I have an undergraduate degree from the United States of America and a strong GPA score, can I apply to undertake an Astronomy PhD at Sussex?

 Undergraduates educated in the United Kingdom (UK) embarking on our PhD programme will have completed a four-year programme of study consisting almost exclusively of physics/astrophysics and mathematics courses.  The students are thus far less broad educationally then their counterparts in the USA but their knowledge in physics and mathematics is significantly more advanced. The difference in the undergraduate programmes explains the very different format and timescale for the respective PhD  programmes in the two countries. PhD programmes in the USA typically involve a two-year period with a considerable course-work element, followed by a three-year period devoted exclusively to thesis research. At Sussex (and most universities in the UK) the length of the PhD is just three-four years and the thesis research element commences right at the start.  As a result, we are rarely in a position to offer admission to our PhD programme to someone straight from an undergraduate training in the USA. For students wishing to research in predominantly theoretical areas, including cosmology and the cosmic microwave background, admission to the PhD programme is simply not possible.  If a student is interested in projects with a more observational/data-analysis bias admission can be a possibility, in which case see the requirements outlined below.

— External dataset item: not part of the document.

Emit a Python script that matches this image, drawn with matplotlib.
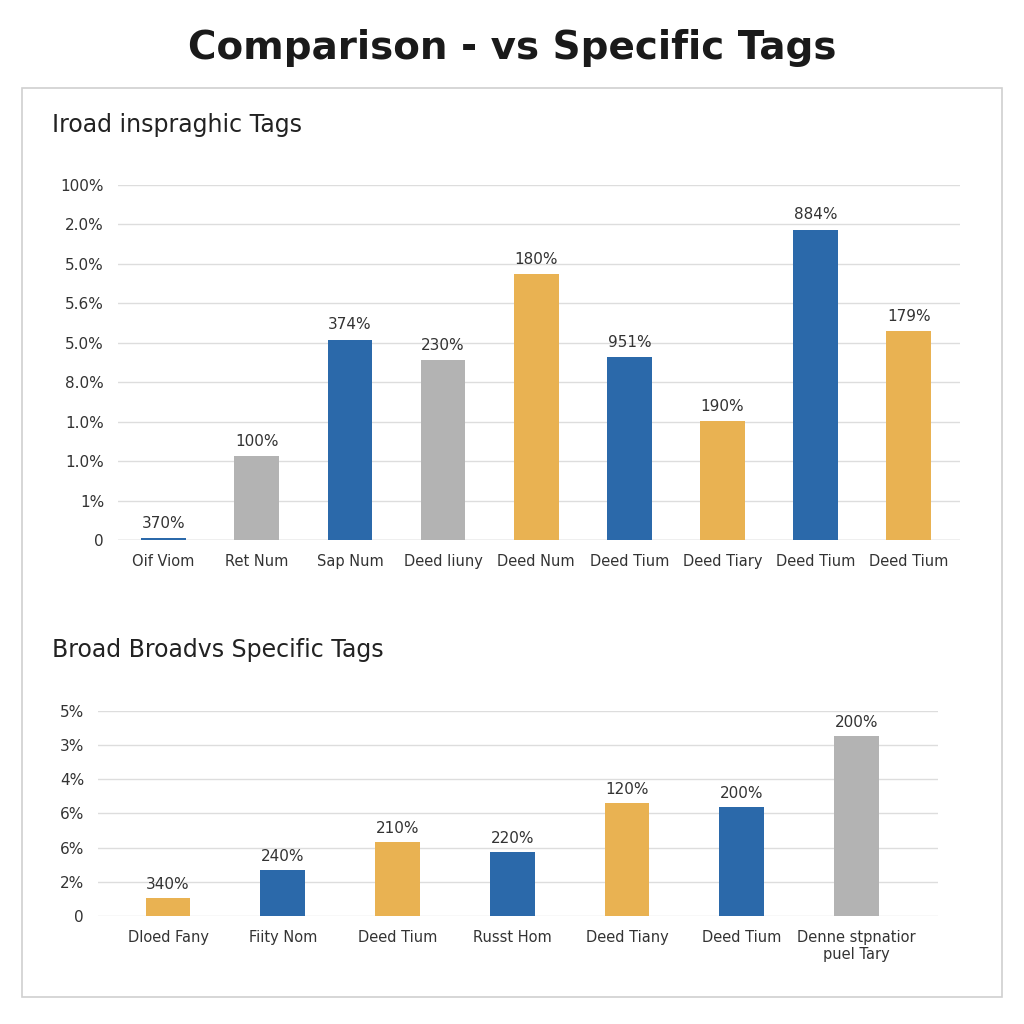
import matplotlib
matplotlib.use("Agg")
import matplotlib.pyplot as plt
from matplotlib.patches import Rectangle

BLUE = "#2b69aa"
GREY = "#b3b3b3"
GOLD = "#e9b252"

# top chart
top_cats = ["Oif Viom", "Ret Num", "Sap Num", "Deed Iiuny", "Deed Num",
            "Deed Tium", "Deed Tiary", "Deed Tium", "Deed Tium"]
top_vals = [0.04, 2.13, 5.08, 4.57, 6.73, 4.64, 3.02, 7.87, 5.30]
top_labels = ["370%", "100%", "374%", "230%", "180%", "951%", "190%", "884%", "179%"]
top_colors = [BLUE, GREY, BLUE, GREY, GOLD, BLUE, GOLD, BLUE, GOLD]
top_ticks = ["0", "1%", "1.0%", "1.0%", "8.0%", "5.0%", "5.6%", "5.0%", "2.0%", "100%"]

# bottom chart
bot_cats = ["Dloed Fany", "Fiity Nom", "Deed Tium", "Russt Hom", "Deed Tiany",
            "Deed Tium", "Denne stpnatior\npuel Tary"]
bot_vals = [0.53, 1.35, 2.16, 1.87, 3.30, 3.19, 5.26]
bot_labels = ["340%", "240%", "210%", "220%", "120%", "200%", "200%"]
bot_colors = [GOLD, BLUE, GOLD, BLUE, GOLD, BLUE, GREY]
bot_ticks = ["0", "2%", "6%", "6%", "4%", "3%", "5%"]

fig = plt.figure(figsize=(10.24, 10.24), dpi=100)
fig.patch.set_facecolor("white")
fig.text(0.5, 0.953, "Comparison - vs Specific Tags", ha="center", va="center",
         fontsize=28, fontweight="bold", color="#1a1a1a")
fig.patches.append(Rectangle((22/1024, 1-997/1024), 980/1024, 909/1024,
                             transform=fig.transFigure, fill=False,
                             edgecolor="#d0d0d0", lw=1.2))


def draw(ax, cats, vals, labels, colors, ticks, width, xlim, fs_lab):
    x = list(range(len(cats)))
    bars = ax.bar(x, vals, width=width, color=colors, zorder=3)
    for b, lab in zip(bars, labels):
        ax.text(b.get_x() + b.get_width()/2, b.get_height() + 0.18, lab,
                ha="center", va="bottom", fontsize=fs_lab, color="#333333")
    ax.set_xlim(*xlim)
    ax.set_ylim(0, len(ticks) - 1)
    ax.set_yticks(range(len(ticks)))
    ax.set_yticklabels(ticks, fontsize=11, color="#333333")
    ax.set_xticks(x)
    ax.set_xticklabels(cats, fontsize=10.5, color="#333333")
    ax.tick_params(length=0, pad=10)
    ax.grid(axis="y", color="#dddddd", lw=1, zorder=0)
    for s in ax.spines.values():
        s.set_visible(False)


ax1 = fig.add_axes([118/1024, 0.4727, 842/1024, 0.3467])
draw(ax1, top_cats, top_vals, top_labels, top_colors, top_ticks, 0.48, (-0.49, 8.55), 11)
ax1.axhline(0, color="#cccccc", lw=1, zorder=2)
fig.text(52/1024, 1-125/1024, "Iroad inspraghic Tags", fontsize=17, va="center", color="#222222")

ax2 = fig.add_axes([98/1024, 0.1055, 840/1024, 0.2002])
draw(ax2, bot_cats, bot_vals, bot_labels, bot_colors, bot_ticks, 0.39, (-0.61, 6.71), 11)
fig.text(52/1024, 1-650/1024, "Broad Broadvs Specific Tags", fontsize=17, va="center", color="#222222")

fig.savefig("out.png", dpi=100, facecolor="white")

 For an application to be viable, a student will expect to complete a four-year undergraduate degree in the USA, with a strong emphasis on physics and mathematics courses, including several at postgraduate level. A GPA score of at least 3.8 (on system with a maximum of 4.0) is required and you should also have undertaken at least one research internship or research-project in the field of astrophysics. When making an application it is not necessary to describe a specific Ph.D. project but you should indicate the type of research in which you are interested, with some indication of subject area(s) and relevant faculty member(s) [who might act as supervisor for a Ph.D.].